One thing that I’ve noticed lately, and maybe it has something to do with the topics being discussed recently amongst several of my former colleagues, is that there appears to be a real disconnect between what many folks say is important to them, and what behaviors they are exhibiting or what’s commonly referred to as the “value-action gap.”
A prime example might be a person who claims that they are in favor of safe working conditions, yet forgoes paying slightly more for a product that adheres to a prudent, favorable manufacturing environment for its employees.
As we know, it is our personal value system that makes up the core foundation of who we are. It consists of essential beliefs that allow us to choose what is of the greatest importance in our life. Whether we realize it or not, the decisions we make on a daily basis are a direct result of those very same values. Maintaining our value-action alignment is fundamental if we are to follow a consistent path.
That’s not to say there aren’t myriad obstacles out there, challenging us to make choices before we proceed with our actions. As a former Field Supervisor for several public opinion and research firms, I always found it rather fascinating when a person being interviewed was presented with a given scenario in which they were asked what they would do in a certain circumstance and most importantly, what their reason would be for doing so. It truly is a window into which factors influence someone and which do not.
Not surprisingly, fear tends to be a key motivating factor in the choices we make and therefore it oftentimes gets in the way of us following through with an appropriate values-based decision.
We don’t have to look too far to see this incongruency in action on a national level when a politician or government official takes a stance on a given measure that runs counter to their beliefs.
In this particular example, fear of losing their position and the money stream that supports them makes them unwilling to take chances. This can be quite frustrating for those constituents who expected them to follow through on their values-based platform prior to becoming elected, when instead they choose self-preservation.
Many of our core values become instilled in us early on, not only through the more obvious sources such as family, but also our education, the community in which we are raised, and the cultural norms that support such communities. We can imagine how different one individual might be from the next if and when any of these components is seriously altered or is completely absent from this patchwork of influential factors.

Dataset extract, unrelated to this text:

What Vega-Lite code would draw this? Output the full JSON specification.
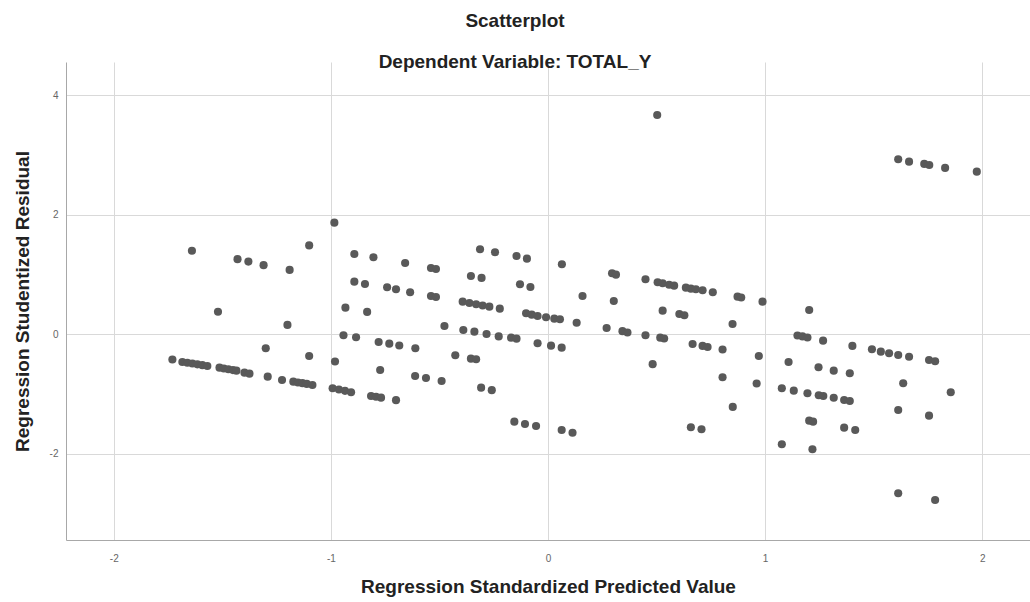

That’s not to say we don’t make some alterations or modify our perspectives when it comes to beliefs and values, especially after experiencing major life events. What we valued as a young adult clearly might need an adjustment of sorts if we decide to start a family or embark upon a specific career path. Similarly, those “end of life” decisions that we codify while approaching our latter years may in fact run counter to those original values we placed on life when we were much younger.
Recently, I came across a blog post that I found particularly applicable to this topic whereby the author, Kim West, a certified coach and consultant, shared a personal anecdote with her readers and clients.
In the passage, she addresses four ways in which we might lessen the gap between our perceived priorities of the moment and those values we hold close to our heart: consciously re-prioritize and realign, press the pause button, build more flexibility into our lives, and periodically re-evaluate the stances we take.
Personally, I can see each of those suggestions making an impact as one becomes more mindful of their values-based circumstances and how best to close the gap.